#### What you should do
Skip all pictures. Write out the data below from its first line through the line that contains "const pair = (xs: number[], ys: number[])".

☆ ☆ ☆ ☆ ☆

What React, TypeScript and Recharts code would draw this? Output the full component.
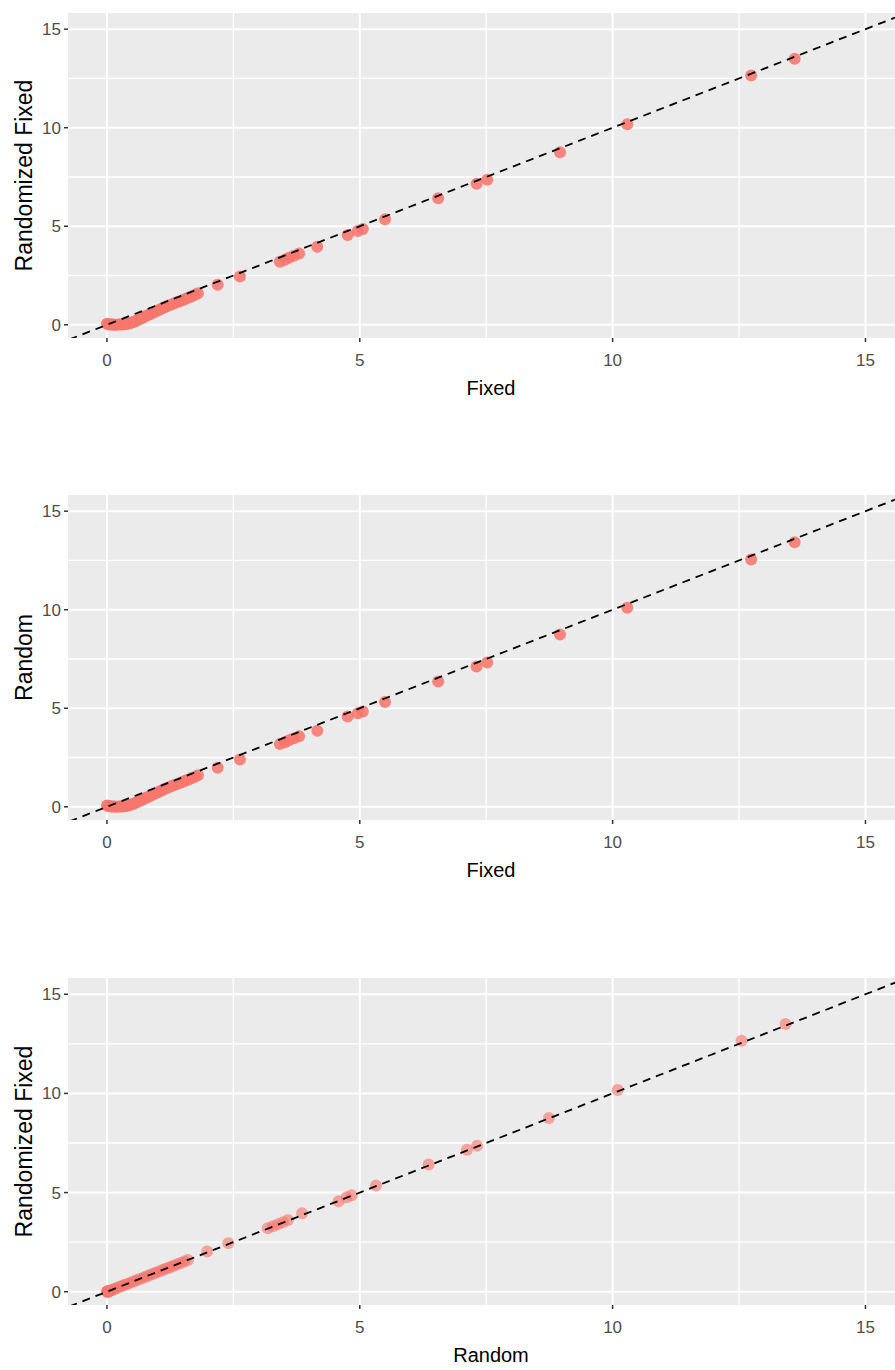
import React from 'react';
import { ScatterChart, Scatter, XAxis, YAxis, CartesianGrid, Label } from 'recharts';

const fixedValues = [
  0.0, 0.03, 0.06, 0.09, 0.12, 0.15, 0.19, 0.23, 0.27, 0.31, 0.35, 0.39, 0.43, 0.47, 0.51, 0.55, 0.59, 0.63, 0.67, 0.71,
  0.75, 0.8, 0.85, 0.9, 0.95, 1.0, 1.05, 1.1, 1.15, 1.2, 1.26, 1.32, 1.38, 1.44, 1.5, 1.56, 1.62, 1.68, 1.74, 1.8,
  2.19, 2.63, 3.42, 3.52, 3.6, 3.7, 3.8, 4.16, 4.76, 4.96, 5.06, 5.5, 6.55, 7.31, 7.52, 8.96, 10.29, 12.74, 13.6,
];
const randomizedFixedValues = [
  0.05, 0.03, 0.02, 0.02, 0.01, 0.0, 0.0, 0.01, 0.01, 0.02, 0.03, 0.04, 0.06, 0.09, 0.13, 0.17, 0.22, 0.27, 0.32, 0.37,
  0.42, 0.48, 0.54, 0.6, 0.66, 0.72, 0.78, 0.84, 0.9, 0.96, 1.02, 1.08, 1.14, 1.2, 1.26, 1.32, 1.38, 1.45, 1.52, 1.6,
  2.03, 2.45, 3.2, 3.3, 3.4, 3.5, 3.62, 3.96, 4.56, 4.76, 4.86, 5.35, 6.42, 7.16, 7.36, 8.76, 10.17, 12.65, 13.5,
];
const randomValues = [
  0.06, 0.04, 0.03, 0.02, 0.01, 0.01, 0.0, 0.01, 0.02, 0.02, 0.03, 0.05, 0.07, 0.1, 0.14, 0.18, 0.23, 0.28, 0.33, 0.38,
  0.43, 0.49, 0.55, 0.61, 0.67, 0.73, 0.79, 0.85, 0.91, 0.97, 1.03, 1.09, 1.15, 1.21, 1.27, 1.33, 1.39, 1.46, 1.53, 1.6,
  1.98, 2.4, 3.18, 3.28, 3.38, 3.48, 3.58, 3.86, 4.58, 4.74, 4.84, 5.32, 6.36, 7.12, 7.32, 8.74, 10.1, 12.55, 13.42,
];
// identity reference line y = x
const identityLine = [{ x: -1, y: -1 }, { x: 17, y: 17 }];

const tickValues = [0, 5, 10, 15];
const minorValues = [2.5, 7.5, 12.5];
const xDomain = [-0.77, 15.96];
const yDomain = [-0.67, 15.82];

const FONT = '"Liberation Sans", Arial, sans-serif';

const pair = (xs: number[], ys: number[]) => xs.map((v, i) => ({ x: v, y: ys[i] }));

const panels = [
  { top: 0, plotHeight: 325, xLabel: 'Fixed', yLabel: 'Randomized Fixed', data: pair(fixedValues, randomizedFixedValues), opacity: 0.88 },
  { top: 482, plotHeight: 325, xLabel: 'Fixed', yLabel: 'Random', data: pair(fixedValues, randomValues), opacity: 0.88 },
  { top: 965, plotHeight: 327, xLabel: 'Random', yLabel: 'Randomized Fixed', data: pair(randomValues, randomizedFixedValues), opacity: 0.62 },
];

const CHART_WIDTH = 930;
const MARGIN_TOP = 13;
const X_AXIS_HEIGHT = 100;

function Panel({ p }: { p: any }) {
  const dot = (props: any) => (
    <circle cx={props.cx} cy={props.cy} r={6} fill="#F8766D" fillOpacity={p.opacity} />
  );
  return (
    <div style={{ position: 'absolute', left: 0, top: p.top }}>
      <ScatterChart
        width={CHART_WIDTH}
        height={MARGIN_TOP + p.plotHeight + X_AXIS_HEIGHT}
        margin={{ top: MARGIN_TOP, right: 16, bottom: 0, left: 0 }}
      >
        <CartesianGrid fill="#EBEBEB" stroke="#FFFFFF" strokeWidth={1.3}
          horizontalValues={minorValues} verticalValues={minorValues} />
        <CartesianGrid stroke="#FFFFFF" strokeWidth={2}
          horizontalValues={tickValues} verticalValues={tickValues} />
        <XAxis type="number" dataKey="x" domain={xDomain} ticks={tickValues} allowDataOverflow
          axisLine={false} tickSize={4} tickMargin={12} height={X_AXIS_HEIGHT} interval={0}
          tickLine={{ stroke: '#333333', strokeWidth: 1.5 }}
          tick={{ fontSize: 17, fill: '#4D4D4D', fontFamily: FONT }}>
          <Label value={p.xLabel} position="center" style={{ fontSize: 20, fill: '#000', fontFamily: FONT }} />
        </XAxis>
        <YAxis type="number" dataKey="y" domain={yDomain} ticks={tickValues} allowDataOverflow
          axisLine={false} tickSize={4} tickMargin={3} width={68} interval={0}
          tickLine={{ stroke: '#333333', strokeWidth: 1.5 }}
          tick={{ fontSize: 17, fill: '#4D4D4D', fontFamily: FONT }}>
          <Label value={p.yLabel} angle={-90} position="insideLeft" offset={24}
            style={{ fontSize: 23, fill: '#000', fontFamily: FONT, textAnchor: 'middle' }} />
        </YAxis>
        <Scatter data={p.data} shape={dot} isAnimationActive={false} />
        <Scatter data={identityLine} isAnimationActive={false}
          line={{ stroke: '#000000', strokeWidth: 1.8, strokeDasharray: '8 6' }}
          shape={() => <g />} />
      </ScatterChart>
    </div>
  );
}

export default function App() {
  return (
    <div style={{ position: 'fixed', left: 0, top: 0, width: 895, height: 1370, overflow: 'hidden', background: '#fff', fontFamily: FONT }}>
      {panels.map((p, i) => <Panel key={i} p={p} />)}
    </div>
  );
}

☆ ☆ ☆ ☆ ☆

#### Reply
What React, TypeScript and Recharts code would draw this? Output the full component.
import React from 'react';
import { ScatterChart, Scatter, XAxis, YAxis, CartesianGrid, Label } from 'recharts';

const fixedValues = [
  0.0, 0.03, 0.06, 0.09, 0.12, 0.15, 0.19, 0.23, 0.27, 0.31, 0.35, 0.39, 0.43, 0.47, 0.51, 0.55, 0.59, 0.63, 0.67, 0.71,
  0.75, 0.8, 0.85, 0.9, 0.95, 1.0, 1.05, 1.1, 1.15, 1.2, 1.26, 1.32, 1.38, 1.44, 1.5, 1.56, 1.62, 1.68, 1.74, 1.8,
  2.19, 2.63, 3.42, 3.52, 3.6, 3.7, 3.8, 4.16, 4.76, 4.96, 5.06, 5.5, 6.55, 7.31, 7.52, 8.96, 10.29, 12.74, 13.6,
];
const randomizedFixedValues = [
  0.05, 0.03, 0.02, 0.02, 0.01, 0.0, 0.0, 0.01, 0.01, 0.02, 0.03, 0.04, 0.06, 0.09, 0.13, 0.17, 0.22, 0.27, 0.32, 0.37,
  0.42, 0.48, 0.54, 0.6, 0.66, 0.72, 0.78, 0.84, 0.9, 0.96, 1.02, 1.08, 1.14, 1.2, 1.26, 1.32, 1.38, 1.45, 1.52, 1.6,
  2.03, 2.45, 3.2, 3.3, 3.4, 3.5, 3.62, 3.96, 4.56, 4.76, 4.86, 5.35, 6.42, 7.16, 7.36, 8.76, 10.17, 12.65, 13.5,
];
const randomValues = [
  0.06, 0.04, 0.03, 0.02, 0.01, 0.01, 0.0, 0.01, 0.02, 0.02, 0.03, 0.05, 0.07, 0.1, 0.14, 0.18, 0.23, 0.28, 0.33, 0.38,
  0.43, 0.49, 0.55, 0.61, 0.67, 0.73, 0.79, 0.85, 0.91, 0.97, 1.03, 1.09, 1.15, 1.21, 1.27, 1.33, 1.39, 1.46, 1.53, 1.6,
  1.98, 2.4, 3.18, 3.28, 3.38, 3.48, 3.58, 3.86, 4.58, 4.74, 4.84, 5.32, 6.36, 7.12, 7.32, 8.74, 10.1, 12.55, 13.42,
];
// identity reference line y = x
const identityLine = [{ x: -1, y: -1 }, { x: 17, y: 17 }];

const tickValues = [0, 5, 10, 15];
const minorValues = [2.5, 7.5, 12.5];
const xDomain = [-0.77, 15.96];
const yDomain = [-0.67, 15.82];

const FONT = '"Liberation Sans", Arial, sans-serif';

const pair = (xs: number[], ys: number[]) => xs.map((v, i) => ({ x: v, y: ys[i] }));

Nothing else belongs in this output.